Calculating the length of a curve described by parametric equations involves using a special formula. When given equations in the form of parametric equations \(x(t)\) and \(y(t)\), the length \(L\) of the curve over the interval \([a, b]\) can be determined using:
\[ L = \int_a^b \sqrt{\left(\frac{dx}{dt}\right)^2 + \left(\frac{dy}{dt}\right)^2} \ dt \]
This formula takes into account the rate of change in both the \(x\) and \(y\) directions. By finding the derivative of each parametric equation with respect to \(t\) and integrating over the interval, you can find the curve's length.

• First, compute \(\frac{dx}{dt}\) and \(\frac{dy}{dt}\).
• Then substitute these derivatives into the length formula.
• Finally, integrate over the given interval to find the curve's total length.

The integration gives you the length by effectively "adding up" infinitely small segments of the curve's path.

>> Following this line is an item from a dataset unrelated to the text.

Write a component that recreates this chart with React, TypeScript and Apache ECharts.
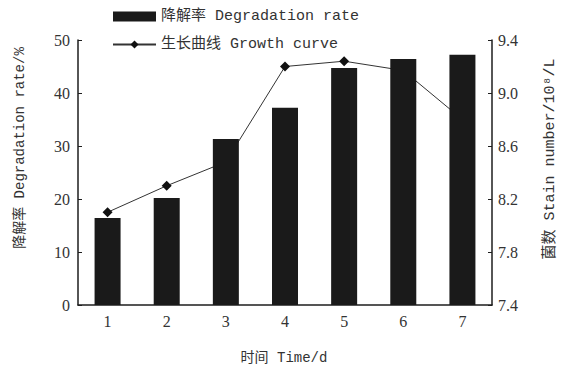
import React, { useEffect, useRef } from "react";
import * as echarts from "echarts";

const categories = ["1", "2", "3", "4", "5", "6", "7"];
const degradationRate = [16.4, 20.2, 31.3, 37.2, 44.7, 46.4, 47.2];
const growthCurve = [8.1, 8.3, 8.48, 9.2, 9.24, 9.17, 8.8];
const leftTicks = { min: 0, max: 50, interval: 10 };
const rightTicks = { min: 7.4, max: 9.4 };
const barName = "降解率 Degradation rate";
const lineName = "生长曲线 Growth curve";

const CJK = "'Liberation Mono', 'Noto Sans CJK SC'";
const NUM = "'Liberation Serif', serif";
const INK = "#1e1e1e";

export default function App() {
  const ref = useRef<HTMLDivElement>(null);
  useEffect(() => {
    document.body.style.margin = "0";
    const chart = echarts.init(ref.current!, null, { renderer: "svg" });
    chart.setOption({
      animation: false,
      backgroundColor: "#ffffff",
      grid: { left: 78, right: 85, top: 40, bottom: 66 },
      legend: {
        orient: "vertical",
        left: 107,
        top: 4,
        itemWidth: 43,
        itemHeight: 10,
        itemGap: 13,
        data: [{ name: barName, icon: "rect" }, { name: lineName }],
        textStyle: { fontFamily: CJK, fontSize: 15, color: "#333" },
      },
      xAxis: {
        type: "category",
        data: categories,
        axisLine: { lineStyle: { color: INK, width: 1.5 } },
        axisTick: { inside: true, length: 4, lineStyle: { color: INK } },
        axisLabel: { fontFamily: NUM, fontSize: 16, color: "#333", margin: 8 },
      },
      yAxis: [
        {
          type: "value",
          min: leftTicks.min,
          max: leftTicks.max,
          interval: leftTicks.interval,
          axisLine: { show: true, lineStyle: { color: INK, width: 1.5 } },
          axisTick: { show: true, inside: true, length: 4, lineStyle: { color: INK } },
          splitLine: { show: false },
          axisLabel: { fontFamily: NUM, fontSize: 16, color: "#333", margin: 8 },
        },
        {
          type: "value",
          min: rightTicks.min,
          max: rightTicks.max,
          alignTicks: true,
          position: "right",
          axisLine: { show: true, lineStyle: { color: INK, width: 1.5 } },
          axisTick: { show: true, inside: true, length: 4, lineStyle: { color: INK } },
          splitLine: { show: false },
          axisLabel: {
            fontFamily: NUM,
            fontSize: 16,
            color: "#333",
            margin: 6,
            formatter: (v: number) => v.toFixed(1),
          },
        },
      ],
      series: [
        {
          name: barName,
          type: "bar",
          data: degradationRate,
          barWidth: 26,
          itemStyle: { color: "#1a1a1a" },
          z: 3,
        },
        {
          name: lineName,
          type: "line",
          yAxisIndex: 1,
          data: growthCurve,
          symbol: "diamond",
          symbolSize: 10,
          lineStyle: { color: "#333", width: 1 },
          itemStyle: { color: "#111" },
          z: 1,
        },
      ],
      graphic: [
        {
          type: "text",
          x: 20,
          y: 148,
          rotation: Math.PI / 2,
          style: {
            text: "降解率 Degradation rate/%",
            font: `14px ${CJK}`,
            fill: "#333",
            align: "center",
            verticalAlign: "middle",
          },
        },
        {
          type: "text",
          x: 550,
          y: 159,
          rotation: Math.PI / 2,
          style: {
            text: "菌数 Stain number/10⁸/L",
            font: `15px ${CJK}`,
            fill: "#333",
            align: "center",
            verticalAlign: "middle",
          },
        },
        {
          type: "text",
          x: 284,
          y: 358,
          style: {
            text: "时间 Time/d",
            font: `14px ${CJK}`,
            fill: "#333",
            align: "center",
            verticalAlign: "middle",
          },
        },
      ],
    });
    return () => chart.dispose();
  }, []);
  return <div ref={ref} style={{ width: 577, height: 371 }} />;
}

The unit circle is a fundamental concept in trigonometry and represents a circle with a radius of one unit. It's typically centered at the origin in a Cartesian coordinate system. Parametric equations like \(x = \sin \theta\) and \(y = \cos \theta\) describe movements along the unit circle.
For curves described with these equations, as \(\theta\) varies from 0 to \(2\pi\), the entire unit circle is traced exactly once.

• \(x = \sin \theta\) describes the horizontal position along the circle.
• \(y = \cos \theta\) describes the vertical position.

Understanding movements along the unit circle helps with visualizing how parametric curves behave, particularly how they trace out a shape like a circle. This knowledge allows us to predict and calculate the properties of these curves, such as the length, as demonstrated in the problems.

Differentiation is a calculus tool used to find the rate at which a function is changing. In the context of parametric equations, you differentiate each component of the curve separately.
For example, for the equation \(x=\sin \theta\), differentiating with respect to \(\theta\) gives \(\frac{dx}{d\theta} = \cos \theta\). Similarly, for \(y=\cos \theta\), the derivative is \(\frac{dy}{d\theta} = -\sin \theta\).

• These derivatives are crucial for calculating the curve's length using the curve length formula.
• They help us understand how the position along the curve changes as \(\theta\) increases.

Differentiating parametric equations is a critical step before setting up the integral needed to find the length. This processing helps prepare the functions for the next key step - integration.

Integral calculus is the branch of calculus that deals with the accumulation of quantities, such as areas under a curve or, in this case, the length of a curve. Once you have differentiated your parametric equations and substituted these into the length formula, integration is used to compute the total length.
The integral gathers all the small changes (or differential lengths) along the curve's path:

• It essentially adds up each little segment calculated from the derivatives of the parametric equations.
• The result gives you the comprehensive length of the curve between specified parameters, \(\theta\) from 0 to \(2\pi\) in this example.

For the given problems, the length of the curve was found through integrating the formula from the previously computed derivatives. Understanding the role of integration helps in grasping how we transition from the instantaneous rate of change (given by differentiation) to the total accumulation (given by integration). This complete view allows students to appreciate how intricate calculations like curve lengths are drawn from mathematical principles.